:: DATASET CONTENT ::
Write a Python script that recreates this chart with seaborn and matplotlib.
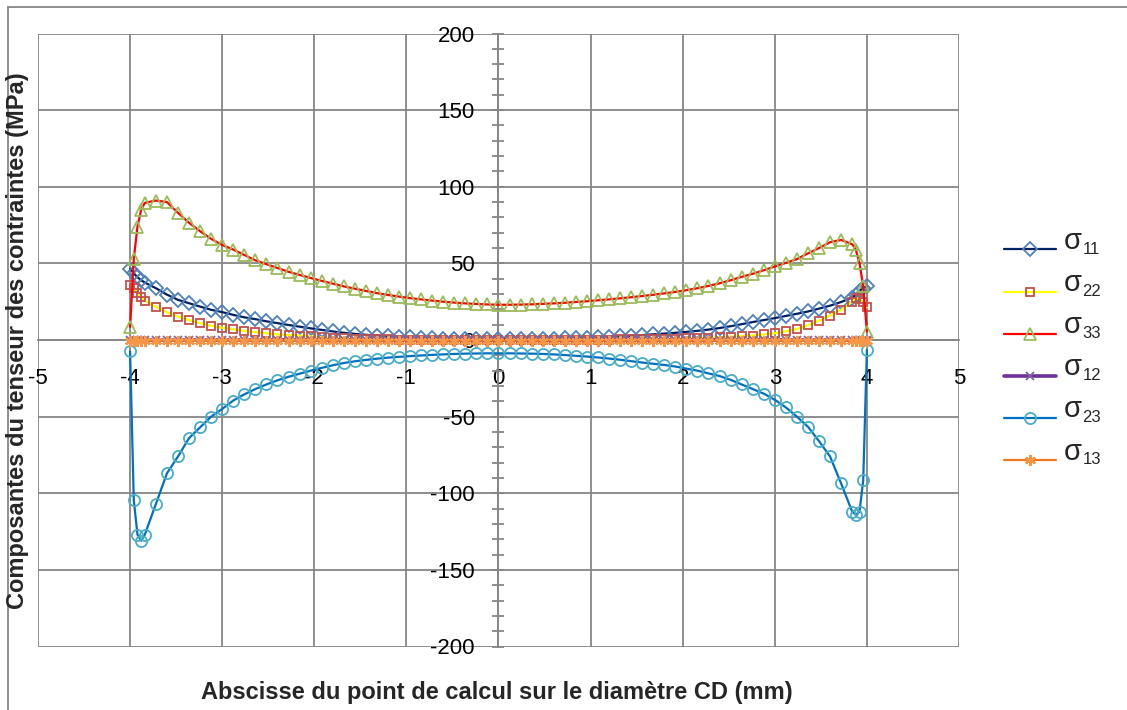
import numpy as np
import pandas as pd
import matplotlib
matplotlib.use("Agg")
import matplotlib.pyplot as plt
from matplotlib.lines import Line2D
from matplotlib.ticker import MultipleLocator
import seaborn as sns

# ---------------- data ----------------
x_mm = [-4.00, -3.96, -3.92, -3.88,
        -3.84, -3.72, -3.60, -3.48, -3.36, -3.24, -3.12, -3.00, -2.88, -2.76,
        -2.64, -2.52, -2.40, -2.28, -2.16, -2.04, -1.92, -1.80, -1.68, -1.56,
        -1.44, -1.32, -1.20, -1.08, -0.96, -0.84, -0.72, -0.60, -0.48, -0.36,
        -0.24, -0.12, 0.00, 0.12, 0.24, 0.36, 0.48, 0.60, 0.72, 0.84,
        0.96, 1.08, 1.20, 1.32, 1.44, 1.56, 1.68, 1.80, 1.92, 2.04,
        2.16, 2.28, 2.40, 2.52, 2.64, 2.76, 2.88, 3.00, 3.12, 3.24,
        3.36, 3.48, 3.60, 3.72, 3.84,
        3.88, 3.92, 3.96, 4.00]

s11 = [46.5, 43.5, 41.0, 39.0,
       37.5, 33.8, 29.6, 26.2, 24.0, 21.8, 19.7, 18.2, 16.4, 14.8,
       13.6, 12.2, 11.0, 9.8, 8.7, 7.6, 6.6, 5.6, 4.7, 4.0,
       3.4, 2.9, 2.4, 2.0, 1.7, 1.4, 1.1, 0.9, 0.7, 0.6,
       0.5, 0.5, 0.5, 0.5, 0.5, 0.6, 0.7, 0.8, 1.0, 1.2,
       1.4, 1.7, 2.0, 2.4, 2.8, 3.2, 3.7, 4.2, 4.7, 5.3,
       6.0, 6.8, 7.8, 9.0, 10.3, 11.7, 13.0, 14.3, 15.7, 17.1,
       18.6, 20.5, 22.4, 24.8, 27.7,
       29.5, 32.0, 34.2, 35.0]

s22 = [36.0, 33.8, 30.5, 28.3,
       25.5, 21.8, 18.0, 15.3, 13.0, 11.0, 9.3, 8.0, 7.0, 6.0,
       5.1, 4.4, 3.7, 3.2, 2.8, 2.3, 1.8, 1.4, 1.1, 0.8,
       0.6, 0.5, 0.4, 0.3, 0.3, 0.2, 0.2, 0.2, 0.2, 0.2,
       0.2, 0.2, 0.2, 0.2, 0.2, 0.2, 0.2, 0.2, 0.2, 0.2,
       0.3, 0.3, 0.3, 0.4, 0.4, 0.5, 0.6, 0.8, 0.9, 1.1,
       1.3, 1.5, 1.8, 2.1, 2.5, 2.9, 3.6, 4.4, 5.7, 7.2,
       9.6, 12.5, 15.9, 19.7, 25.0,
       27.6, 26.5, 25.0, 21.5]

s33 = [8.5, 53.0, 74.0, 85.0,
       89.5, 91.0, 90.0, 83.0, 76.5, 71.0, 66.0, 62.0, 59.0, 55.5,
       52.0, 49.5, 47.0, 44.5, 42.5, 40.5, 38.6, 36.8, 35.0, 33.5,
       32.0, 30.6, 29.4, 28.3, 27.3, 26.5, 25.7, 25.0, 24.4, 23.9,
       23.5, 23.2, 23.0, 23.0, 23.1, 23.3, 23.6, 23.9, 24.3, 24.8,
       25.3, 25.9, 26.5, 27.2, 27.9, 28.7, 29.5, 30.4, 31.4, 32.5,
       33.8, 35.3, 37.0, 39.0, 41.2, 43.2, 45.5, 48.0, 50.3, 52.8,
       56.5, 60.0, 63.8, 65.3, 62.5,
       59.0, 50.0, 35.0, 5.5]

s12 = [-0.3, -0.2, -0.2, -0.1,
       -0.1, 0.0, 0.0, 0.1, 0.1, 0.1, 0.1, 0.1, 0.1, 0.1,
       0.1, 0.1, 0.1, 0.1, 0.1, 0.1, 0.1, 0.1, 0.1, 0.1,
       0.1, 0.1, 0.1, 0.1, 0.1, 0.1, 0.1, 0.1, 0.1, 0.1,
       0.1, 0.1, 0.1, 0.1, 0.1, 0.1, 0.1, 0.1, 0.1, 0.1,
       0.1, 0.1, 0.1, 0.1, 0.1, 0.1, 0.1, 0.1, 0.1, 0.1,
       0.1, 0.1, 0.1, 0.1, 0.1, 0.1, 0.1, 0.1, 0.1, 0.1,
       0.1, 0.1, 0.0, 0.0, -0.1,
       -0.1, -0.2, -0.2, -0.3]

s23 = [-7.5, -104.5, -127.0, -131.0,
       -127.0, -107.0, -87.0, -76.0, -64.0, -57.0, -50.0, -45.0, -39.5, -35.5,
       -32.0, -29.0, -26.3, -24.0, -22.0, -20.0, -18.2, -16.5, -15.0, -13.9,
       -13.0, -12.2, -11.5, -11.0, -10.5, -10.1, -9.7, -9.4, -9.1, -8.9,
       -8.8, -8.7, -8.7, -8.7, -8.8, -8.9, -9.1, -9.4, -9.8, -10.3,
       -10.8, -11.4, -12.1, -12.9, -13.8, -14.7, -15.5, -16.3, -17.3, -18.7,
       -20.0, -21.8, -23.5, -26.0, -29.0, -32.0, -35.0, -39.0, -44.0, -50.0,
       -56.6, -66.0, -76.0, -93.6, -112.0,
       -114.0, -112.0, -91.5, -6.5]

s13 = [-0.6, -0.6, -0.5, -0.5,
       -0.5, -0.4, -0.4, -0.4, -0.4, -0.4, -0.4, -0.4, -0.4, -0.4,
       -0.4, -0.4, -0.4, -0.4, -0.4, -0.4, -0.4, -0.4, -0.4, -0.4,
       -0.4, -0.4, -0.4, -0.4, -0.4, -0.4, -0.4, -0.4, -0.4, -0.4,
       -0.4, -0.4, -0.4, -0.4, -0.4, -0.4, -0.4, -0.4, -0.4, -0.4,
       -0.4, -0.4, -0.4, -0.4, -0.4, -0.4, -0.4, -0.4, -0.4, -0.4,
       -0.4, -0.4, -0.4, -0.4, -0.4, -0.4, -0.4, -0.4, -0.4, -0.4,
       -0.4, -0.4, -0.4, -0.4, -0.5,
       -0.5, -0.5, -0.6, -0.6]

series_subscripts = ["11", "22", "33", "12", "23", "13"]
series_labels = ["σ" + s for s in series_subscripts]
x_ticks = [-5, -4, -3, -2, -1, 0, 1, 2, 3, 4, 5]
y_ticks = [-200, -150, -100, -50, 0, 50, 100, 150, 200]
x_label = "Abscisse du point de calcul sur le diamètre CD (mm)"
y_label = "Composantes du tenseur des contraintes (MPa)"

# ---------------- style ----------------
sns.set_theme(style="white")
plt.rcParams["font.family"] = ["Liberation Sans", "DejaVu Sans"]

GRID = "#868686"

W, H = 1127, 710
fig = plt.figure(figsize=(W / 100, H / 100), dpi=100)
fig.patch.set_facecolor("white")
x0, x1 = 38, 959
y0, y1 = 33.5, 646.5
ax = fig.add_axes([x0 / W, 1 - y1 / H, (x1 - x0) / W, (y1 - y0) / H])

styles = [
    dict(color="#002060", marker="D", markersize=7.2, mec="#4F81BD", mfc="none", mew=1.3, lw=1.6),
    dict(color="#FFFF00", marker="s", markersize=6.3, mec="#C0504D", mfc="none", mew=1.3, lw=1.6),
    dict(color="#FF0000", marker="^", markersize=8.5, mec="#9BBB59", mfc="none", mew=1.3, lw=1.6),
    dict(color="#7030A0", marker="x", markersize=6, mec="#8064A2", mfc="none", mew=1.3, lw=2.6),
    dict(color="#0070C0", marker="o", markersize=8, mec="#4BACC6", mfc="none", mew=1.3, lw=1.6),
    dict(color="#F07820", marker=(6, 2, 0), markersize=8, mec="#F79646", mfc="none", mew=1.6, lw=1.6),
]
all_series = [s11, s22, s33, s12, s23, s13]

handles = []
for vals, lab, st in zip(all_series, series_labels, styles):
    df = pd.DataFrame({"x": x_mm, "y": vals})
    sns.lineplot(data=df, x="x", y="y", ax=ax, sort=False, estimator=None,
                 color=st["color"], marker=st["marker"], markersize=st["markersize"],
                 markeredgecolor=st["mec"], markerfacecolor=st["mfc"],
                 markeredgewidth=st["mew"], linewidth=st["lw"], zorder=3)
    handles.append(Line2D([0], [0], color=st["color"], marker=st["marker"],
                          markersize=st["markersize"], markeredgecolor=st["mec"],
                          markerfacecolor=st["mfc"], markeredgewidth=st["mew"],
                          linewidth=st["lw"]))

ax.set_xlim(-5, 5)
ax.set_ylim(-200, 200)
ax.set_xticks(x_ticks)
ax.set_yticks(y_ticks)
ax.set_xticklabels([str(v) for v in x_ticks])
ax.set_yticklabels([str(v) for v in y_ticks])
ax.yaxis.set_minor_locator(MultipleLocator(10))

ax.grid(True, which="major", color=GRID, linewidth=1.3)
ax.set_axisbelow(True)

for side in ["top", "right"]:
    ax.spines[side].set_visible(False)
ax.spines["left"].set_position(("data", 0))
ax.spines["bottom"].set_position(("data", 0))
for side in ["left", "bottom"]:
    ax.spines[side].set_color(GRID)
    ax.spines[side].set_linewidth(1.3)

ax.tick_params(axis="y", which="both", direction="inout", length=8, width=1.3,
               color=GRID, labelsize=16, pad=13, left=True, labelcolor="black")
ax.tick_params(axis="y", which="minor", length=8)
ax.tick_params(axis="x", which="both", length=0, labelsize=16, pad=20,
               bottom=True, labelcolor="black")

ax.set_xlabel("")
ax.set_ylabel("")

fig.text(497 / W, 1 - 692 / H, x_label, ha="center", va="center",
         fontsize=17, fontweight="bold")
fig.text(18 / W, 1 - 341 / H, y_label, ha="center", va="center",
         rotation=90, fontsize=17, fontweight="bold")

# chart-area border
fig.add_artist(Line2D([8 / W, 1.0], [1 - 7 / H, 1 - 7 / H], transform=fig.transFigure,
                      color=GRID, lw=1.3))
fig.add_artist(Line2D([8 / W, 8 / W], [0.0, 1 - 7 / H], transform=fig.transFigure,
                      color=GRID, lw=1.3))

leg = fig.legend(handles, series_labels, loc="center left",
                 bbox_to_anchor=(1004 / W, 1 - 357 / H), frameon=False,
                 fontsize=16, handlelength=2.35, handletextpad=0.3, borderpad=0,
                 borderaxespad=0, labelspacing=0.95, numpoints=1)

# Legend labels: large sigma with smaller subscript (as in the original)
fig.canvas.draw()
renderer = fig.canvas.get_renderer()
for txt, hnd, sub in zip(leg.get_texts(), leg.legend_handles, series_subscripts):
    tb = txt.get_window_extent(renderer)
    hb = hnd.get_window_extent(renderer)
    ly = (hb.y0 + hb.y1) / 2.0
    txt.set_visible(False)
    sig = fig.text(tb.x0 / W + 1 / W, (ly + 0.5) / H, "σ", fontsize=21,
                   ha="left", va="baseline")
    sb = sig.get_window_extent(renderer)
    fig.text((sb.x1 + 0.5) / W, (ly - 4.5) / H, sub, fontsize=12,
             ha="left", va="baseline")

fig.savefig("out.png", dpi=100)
:::
* _SHORT EXERCISE_
Leave out any pictures and return exactly the lines from the beginning of the data through the line with "3.88, 3.92, 3.96, 4.00]", inclusive.

* _SOLUTION_
Write a Python script that recreates this chart with seaborn and matplotlib.
import numpy as np
import pandas as pd
import matplotlib
matplotlib.use("Agg")
import matplotlib.pyplot as plt
from matplotlib.lines import Line2D
from matplotlib.ticker import MultipleLocator
import seaborn as sns

# ---------------- data ----------------
x_mm = [-4.00, -3.96, -3.92, -3.88,
        -3.84, -3.72, -3.60, -3.48, -3.36, -3.24, -3.12, -3.00, -2.88, -2.76,
        -2.64, -2.52, -2.40, -2.28, -2.16, -2.04, -1.92, -1.80, -1.68, -1.56,
        -1.44, -1.32, -1.20, -1.08, -0.96, -0.84, -0.72, -0.60, -0.48, -0.36,
        -0.24, -0.12, 0.00, 0.12, 0.24, 0.36, 0.48, 0.60, 0.72, 0.84,
        0.96, 1.08, 1.20, 1.32, 1.44, 1.56, 1.68, 1.80, 1.92, 2.04,
        2.16, 2.28, 2.40, 2.52, 2.64, 2.76, 2.88, 3.00, 3.12, 3.24,
        3.36, 3.48, 3.60, 3.72, 3.84,
        3.88, 3.92, 3.96, 4.00]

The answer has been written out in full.